Scotland’s top-ranked amateur Grant Forrest eagled and birdied the 18th on the Old Course and then birdied the first play-off hole to deny Blairgowrie’s Bradley Neil the prestigious St Andrews Links Trophy.
The 20-year-old from the Craigielaw club in East Lothian holed a 25-foot birdie putt from outside Neil on the first green in extra-time to win the title, which features the European season’s best strokeplay field in amateur golf.
Earlier, Forrest had eagled the famous 18th by pitching in from 30 yards in his morning round and then birdied it from the Valley of Sin to force sudden death after the 18-year-old Neil had set the clubhouse target at a nine-under aggregate of 278 with a brilliant final-round 68.
Forrest is the first Scot to win the prestigious Links Trophy since Keir McNicoll in 2008, and it is likely to put him back in the top 50 of the World Amateur rankings, where the San Diego University student is already the leading Scot.
Scottish Boys champion in 2010 and Scottish amateur champion in 2012, this was the biggest victory of his career, he said.
“Winning the Scottish amateur was big for me, but I think because of the strength of the field here this has to be the best,” he said.Post by St Andrews Links.“I’ve only been back from the US for two weeks and I thought I would take a little more time to acclimatise but it’s great to win back at home.”
Leading by two shots after 36 holes, Forrest admitted he felt “things were falling apart a bit” in his morning round before his one blow on the 18th restored his advantage for the final round.
“I was going really well but then ended up hitting into the wrong places, and suddenly I’d had a triple bogey and three more bogeys without playing that badly,” he said.
“But I got a good view of the pitch over the valley and thankfully it went in, so that was a big boost over lunch.”
The leaders were set an early target by Prudhoe’s Tom Rowlands, out in the first group, who raced round in 65 and spent three hours waiting with the clubhouse lead.
But with so many within reach of the lead 11 players were within two shots as Forrest reached the back nine despite the wind into the faces of the players on the final stretch it was always likely someone would get past him, just a question of who.
For a while it seemed three Scots would stay the course in Neil, Forrest and Jack McDonald, all of whom reached nine-under.

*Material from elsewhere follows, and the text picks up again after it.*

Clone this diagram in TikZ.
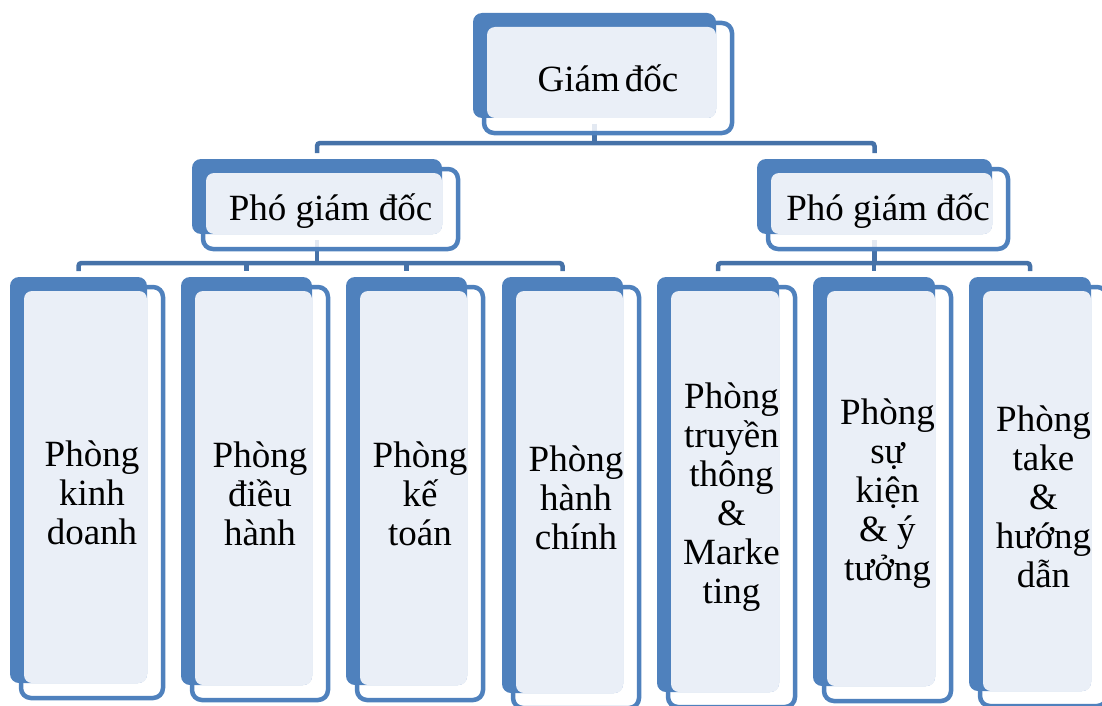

McDonald, the Stirling University pure maths student, raced to three-under at the turn to launch himself into contention but bogeys at the 13th and 17th left him two back.
Neil, meanwhile, was even more impressive, with seven birdies in his final round offset with just the one dropped stroke, at the tough par three 11th.
But the real key was Bradley’s superb birdie at the 16th, to a tough pin tucked at the back left of the green.
“I had 170 yards to the pin, with the wind slightly against, and hit in to 20 feet and rolled it in,” he said.
Bradley had pulled his drive in his morning 71 into the hotel out of bounds in the morning and so took a little off his tee shot in the afternoon, eventually just lipping out for his par.
On the last he left himself a tricky comeback putt of five feet after going for what would have been more insurance with his first putt, but made it to set the target.
Forrest felt a bit becalmed on the front nine in the final round, until birdies at 12 and 14 got him to nine-under, only to drop a stroke at the 16th.
A six-footer for par at 17 gave him a chance up the last, and he “put everything I had” into the drive right up into the Valley of Sin, putting up to three feet for the tying birdie he needed.
In extra-time Neil looked to be better off at 15 feet away in two, but Forrest’s 25-footer always looked dead centre, and the youngster missed his chance to keep the contest going.
The consolation for Neil is that it was his fourth top three finish of 2014, underlining last year’s Scottish Boys champion as clearly the in-form player in the current amateur season.